Hashley Ricafranca Sijie Xia Kūwaha

Finalist
Credits
  • Tauira / Students
    Hashley Ricafranca, Sijie Xia
  • Kaiako / Lecturer
    Michael Thomson
  • School
    The University of Auckland
Description:

Whakatāne has recently shifted from limited growth to becoming a high-growth area, driven by internal migration and increased job opportunities, with an increasing number of smaller households and younger age groups highlighting a significant housing gap, particularly for the renting demographic.

Kūwaha proposes a mixed-use build-to-rent development – a “gateway” into the housing continuum for the Whakatāne region. Designed with transience and longevity in mind, the scheme offers an alternative to the current housing stock of detached dwellings, providing compact residences for individuals and families in between stages of life. A move from the standalone home. A new typology for the changing region.

The broader strategy leverages the site's unique assets—its proximity to the waterfront, its location at the edge of tourism, residential, and industrial zones, and the presence of existing social infrastructure. These assets are reframed not just as constraints, but as opportunities to embed the project within the community’s cultural, social, and economic fabric.

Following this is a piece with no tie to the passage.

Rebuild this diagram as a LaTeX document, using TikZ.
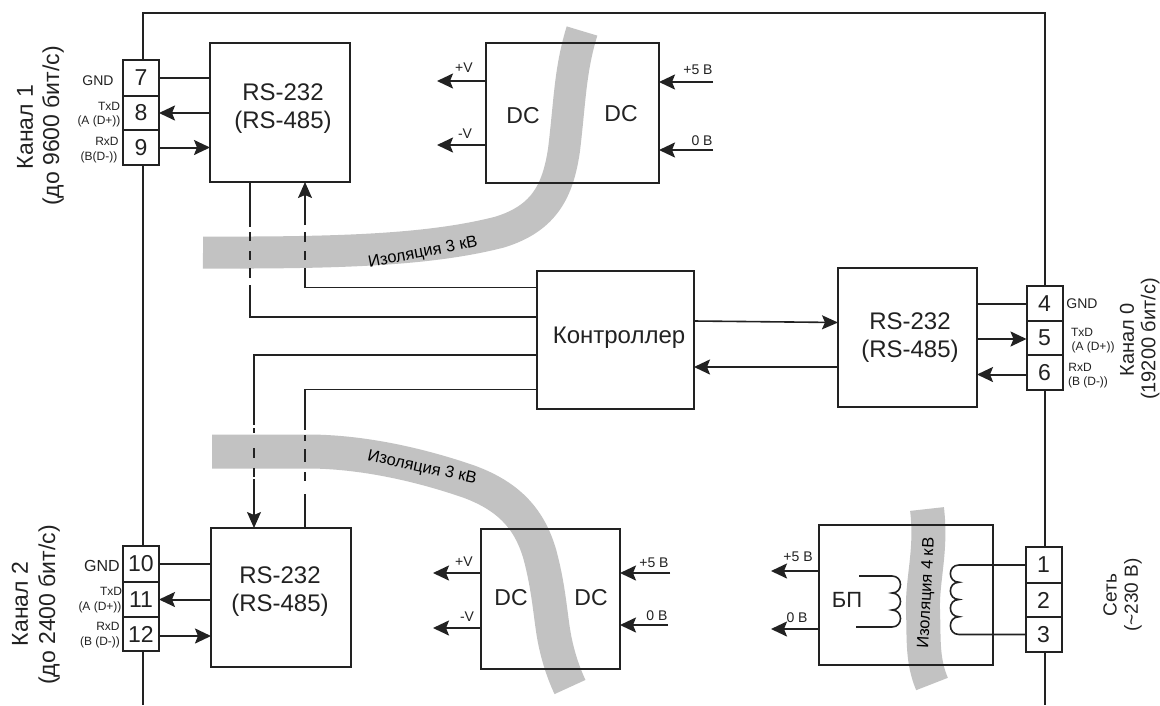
\documentclass[tikz,border=0pt]{standalone}
\usepackage{fontspec}
\setmainfont{Liberation Sans}
\usetikzlibrary{arrows.meta}
\newcommand\myfs[1]{\fontsize{#1}{#1}\selectfont}
\definecolor{ink}{HTML}{222222}
\definecolor{band}{HTML}{C2C2C2}
\tikzset{
  block/.style={draw=ink,line width=2pt,inner sep=0pt,outer sep=0pt},
  termbox/.style={draw=ink,line width=2pt,inner sep=0pt,outer sep=0pt,minimum width=36pt,text=ink,font=\myfs{23}},
  lab/.style={inner sep=0pt,outer sep=0pt,text=ink,align=center},
  big/.style={lab,font=\fontsize{24}{28}\selectfont},
  tiny/.style={lab,font=\myfs{12}},
  small/.style={lab,font=\myfs{14}},
  side/.style={lab,rotate=90,font=\myfs{23}},
  sider/.style={lab,rotate=90,font=\myfs{20}},
  iso/.style={lab,font=\myfs{16.5},text=black},
  isoband/.style={draw=band,line width=32pt},
  wire/.style={draw=ink,line width=2pt},
  thin wire/.style={draw=ink,line width=1.6pt},
  arr/.style={draw=ink,line width=2pt,-{Stealth[length=16pt,width=15pt,inset=3pt]}},
  thin arr/.style={draw=ink,line width=1.6pt,-{Stealth[length=16pt,width=14pt,inset=3pt]}},
}
\begin{document}
\begin{tikzpicture}[x=1pt,y=-1pt]
\useasboundingbox (0,0) rectangle (1160,705);
\fill[white] (0,0) rectangle (1160,705);
% isolation bands
\draw[isoband] (203,252.5) .. controls (340,253) and (430,250) .. (500,232) .. controls (545,218) and (558,190) .. (564,150) .. controls (570,100) and (570,70) .. (582,31);
\draw[isoband,line width=34pt] (212,451.5) -- (310,451.5) .. controls (370,452) and (430,468) .. (470,482) .. controls (510,497) and (530,520) .. (540,555) .. controls (548,585) and (550,610) .. (553,630) .. controls (556,650) and (562,670) .. (570,687);
\draw[isoband,line width=34pt] (927,509) .. controls (932,550) and (922,580) .. (923,610) .. controls (924,640) and (922,660) .. (932,684);
% blocks
\node[block,minimum width=140pt,minimum height=139pt] (rs1) at (280,112.5) {};
\node[block,minimum width=140pt,minimum height=139pt] (rs2) at (281,597.5) {};
\node[block,minimum width=139pt,minimum height=139pt] (rs0) at (907.5,337.5) {};
\node[block,minimum width=157pt,minimum height=138pt] (ctrl) at (615.5,340) {};
\node[block,minimum width=173pt,minimum height=140pt] (dc1) at (572.5,113) {};
\node[block,minimum width=139pt,minimum height=140pt] (dc2) at (550.5,599) {};
\node[block,minimum width=174pt,minimum height=140pt] (bp) at (906,595) {};
% block texts
\node[big] (rs1t) at (283,109) {RS-232\\(RS-485)};
\node[big] (rs2t) at (280,592) {RS-232\\(RS-485)};
\node[big] (rs0t) at (910,338) {RS-232\\(RS-485)};
\node[big,font=\myfs{24}] (ctrlt) at (619,338) {Контроллер};
\node[big,font=\myfs{23}] (dc1l) at (523,116) {DC};
\node[big,font=\myfs{23}] (dc1r) at (621,114) {DC};
\node[big,font=\myfs{23}] (dc2l) at (511,598) {DC};
\node[big,font=\myfs{23}] (dc2r) at (591,598) {DC};
\node[big,font=\myfs{22}] (bpt) at (847,600) {БП};
% terminals
\foreach \n/\x/\y/\h in {7/141/78/36,8/141/113/34,9/141/147.5/35,
  10/141/564/36,11/141/599.5/35,12/141/634/34,
  4/1044.5/303.5/35,5/1044.5/338/34,6/1044.5/372.5/35,
  1/1043.5/565/36,2/1043.5/600/34,3/1043.5/634.5/35}
  \node[termbox,minimum height=\h pt] (t\n) at (\x,\y) {\n};
% frame
\coordinate (fbl) at (143,705);
\coordinate (fbr) at (1045,705);
\coordinate (ftl) at (143,13);
\coordinate (ftr) at (1045,13);
\draw[wire] ([xshift=2pt]t7.north) -- (ftl) -- (ftr) -- ([xshift=0.5pt]t4.north);
\draw[wire] ([xshift=2pt]t9.south) -- ([xshift=2pt]t10.north);
\draw[wire] ([xshift=2pt]t12.south) -- (fbl);
\draw[wire] ([xshift=0.5pt]t6.south) -- ([xshift=1.5pt]t1.north);
\draw[wire] ([xshift=1.5pt]t3.south) -- (fbr);
% terminal connectors
\draw[wire] (t7.east) -- (t7.east -| rs1.west);
\draw[arr] (t8.east -| rs1.west) -- (t8.east);
\draw[arr] (t9.east) -- (t9.east -| rs1.west);
\draw[wire] (t10.east) -- (t10.east -| rs2.west);
\draw[arr] (t11.east -| rs2.west) -- (t11.east);
\draw[arr] ([yshift=-2pt]t12.east) -- ([yshift=-2pt]t12.east -| rs2.west);
\draw[wire] (t4.west -| rs0.east) -- (t4.west);
\draw[arr] ([yshift=-1pt]t5.west -| rs0.east) -- ([yshift=-1pt]t5.west);
\draw[arr] ([yshift=-2pt]t6.west) -- ([yshift=-2pt]t6.west -| rs0.east);
% controller links
\draw[thin wire,dash pattern=on 45pt off 5pt on 9pt off 10pt on 9pt off 8pt on 10pt off 7pt on 1000pt]
  ([xshift=-30pt]rs1.south) |- ([yshift=23pt]ctrl.west);
\draw[thin arr,dash pattern=on 251.5pt off 8pt on 9pt off 9pt on 10pt off 7pt on 1000pt]
  ([yshift=52.5pt]ctrl.west) -| ([xshift=25pt]rs1.south);
\draw[thin arr,dash pattern=on 353pt off 3pt on 5pt off 15pt on 10pt off 10pt on 9pt off 2pt on 1000pt]
  ([yshift=-15pt]ctrl.west) -| ([xshift=-27pt]rs2.north);
\draw[thin wire,dash pattern=on 272.5pt off 5pt on 6pt off 8pt on 13pt off 10pt on 9pt off 13pt on 1000pt]
  ([yshift=-49.5pt]ctrl.west) -| ([xshift=24pt]rs2.north);
\draw[thin arr] ([yshift=19pt]ctrl.east) -- ([yshift=15pt]rs0.west);
\draw[arr] ([yshift=-29.5pt]rs0.west) -- ([yshift=-27pt]ctrl.east);
% DC 1 arrows
\coordinate (a1) at (437,81); \coordinate (a2) at (437,145);
\coordinate (a3) at (713,82); \coordinate (a4) at (713,150);
\draw[arr] (a1 -| dc1.west) -- (a1);
\draw[arr] (a2 -| dc1.west) -- (a2);
\draw[arr] (a3) -- (a3 -| dc1.east);
\draw[arr] (a4) -- (a4 -| dc1.east);
% DC 2 arrows
\coordinate (b1) at (433,573); \coordinate (b2) at (433,628);
\coordinate (b3) at (670,573); \coordinate (b4) at (668,625);
\draw[arr] (b1 -| dc2.west) -- (b1);
\draw[arr] (b2 -| dc2.west) -- (b2);
\draw[arr] (b3) -- (b3 -| dc2.east);
\draw[arr] (b4) -- (b4 -| dc2.east);
% BP arrows
\coordinate (c1) at (771,571); \coordinate (c2) at (771,629);
\draw[arr] (c1 -| bp.west) -- (c1);
\draw[arr] (c2 -| bp.west) -- (c2);
% coils
\coordinate (s1) at (859,576); \coordinate (s2) at (856,627);
\draw[thin wire] (s1) -- (892,576) .. controls (903.3,576) and (903.3,593) .. (892,593)
  .. controls (903.3,593) and (903.3,610) .. (892,610)
  .. controls (903.3,610) and (903.3,627) .. (892,627) -- (s2);
\draw[thin wire] (t1.west) -- (959,565) .. controls (947.5,565) and (947.5,582.25) .. (959,582.25)
  .. controls (947.5,582.25) and (947.5,599.5) .. (959,599.5)
  .. controls (947.5,599.5) and (947.5,616.75) .. (959,616.75)
  .. controls (947.5,616.75) and (947.5,634.5) .. (959,634.5) -- (t3.west);
% voltage labels
\node[small] (l1) at (464,68) {+V};
\node[small] (l2) at (465,134) {-V};
\node[small] (l3) at (698,70) {+5 В};
\node[small] (l4) at (702,141) {0 В};
\node[small] (l5) at (464,562) {+V};
\node[small] (l6) at (467,617) {-V};
\node[small] (l7) at (654,563) {+5 В};
\node[small] (l8) at (657,616) {0 В};
\node[small] (l9) at (798,557) {+5 В};
\node[small] (l10) at (797,618) {0 В};
% pin labels
\node[small] (g1) at (98,81) {GND};
\node[tiny] (g2) at (109,106) {TxD};
\node[tiny] (g3) at (99,121) {(A (D+))};
\node[tiny] (g4) at (107,141) {RxD};
\node[tiny] (g5) at (99,157) {(B(D-))};
\node[lab,font=\myfs{16}] (h1) at (102,566) {GND};
\node[tiny] (h2) at (111,591) {TxD};
\node[tiny] (h3) at (100,607) {(A (D+))};
\node[tiny] (h4) at (108,626) {RxD};
\node[tiny] (h5) at (100,642) {(B (D-))};
\node[small] (k1) at (1082,304) {GND};
\node[tiny] (k2) at (1082,332) {TxD};
\node[tiny] (k3) at (1093,347) {(A (D+))};
\node[tiny] (k4) at (1080,367) {RxD};
\node[tiny] (k5) at (1088,382) {(B (D-))};
% side labels
\node[side] (c1a) at (25,127) {Канал 1};
\node[side] (c1b) at (53,126) {(до 9600 бит/с)};
\node[side] (c2a) at (20,604) {Канал 2};
\node[side] (c2b) at (49,605) {(до 2400 бит/с)};
\node[sider] (c0a) at (1127,340) {Канал 0};
\node[sider] (c0b) at (1150,339) {(19200 бит/с)};
\node[sider,font=\myfs{19}] (n1) at (1110,595) {Сеть};
\node[sider,font=\myfs{19}] (n2) at (1133,595) {(\textasciitilde230 В)};
% isolation labels
\node[iso,rotate=11] (i1) at (423,253) {Изоляция 3 кВ};
\node[iso,rotate=-12] (i2) at (422,468) {Изоляция 3 кВ};
\node[iso,rotate=87] (i3) at (927,593) {Изоляция 4 кВ};
\end{tikzpicture}
\end{document}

Rather than treating housing as a standalone product, the development positions itself as a connective framework—linking people, place, and purpose. The concept focuses on permeation across boundaries: physical and social. Integrated mixed-use amenities are strategically embedded across multiple frontage layers to support high-density community development with loops of open lanes and gathering spaces that allow informal movement and passive engagement.

The design approach to the expansive site is centred on establishing a clear and intentional layering of spaces, creating transitions from public to private realms. The site is organised into three primary zones aligned along a north-south axis: the public, threshold, and private.

The spatial organisation provides an opportunity to articulate the stepped levels of the mass - terracing from the northern face, rising towards the maunga to maintain sight lines and frame key viewpoints.

This residential design of component challenges conventional open-plan apartment layouts by establishing a clear spatial hierarchy between communal and private areas. Influenced by Māori concepts of tapu (sacred) and noa (common), a daylight well separates the vertical living core from the horizontally branching bedroom wings. As the number of bedrooms increases, these wings extend laterally while preserving the core structure, ensuring all spaces receive natural light and ventilation. The modular configuration of the 71 units allows for tessellating efficiently, enabling scalable and cohesive block volumes.

Kūwaha aims to be more than a housing project—it is a spatial and social framework designed to support the changing demographic and cultural fabric of Whakatāne. What elevates this work is its capacity to scaffold a more regenerative, inclusive, and context-specific form of regional urban growth, offering more than a solution to housing, but a long-term structure for community resilience.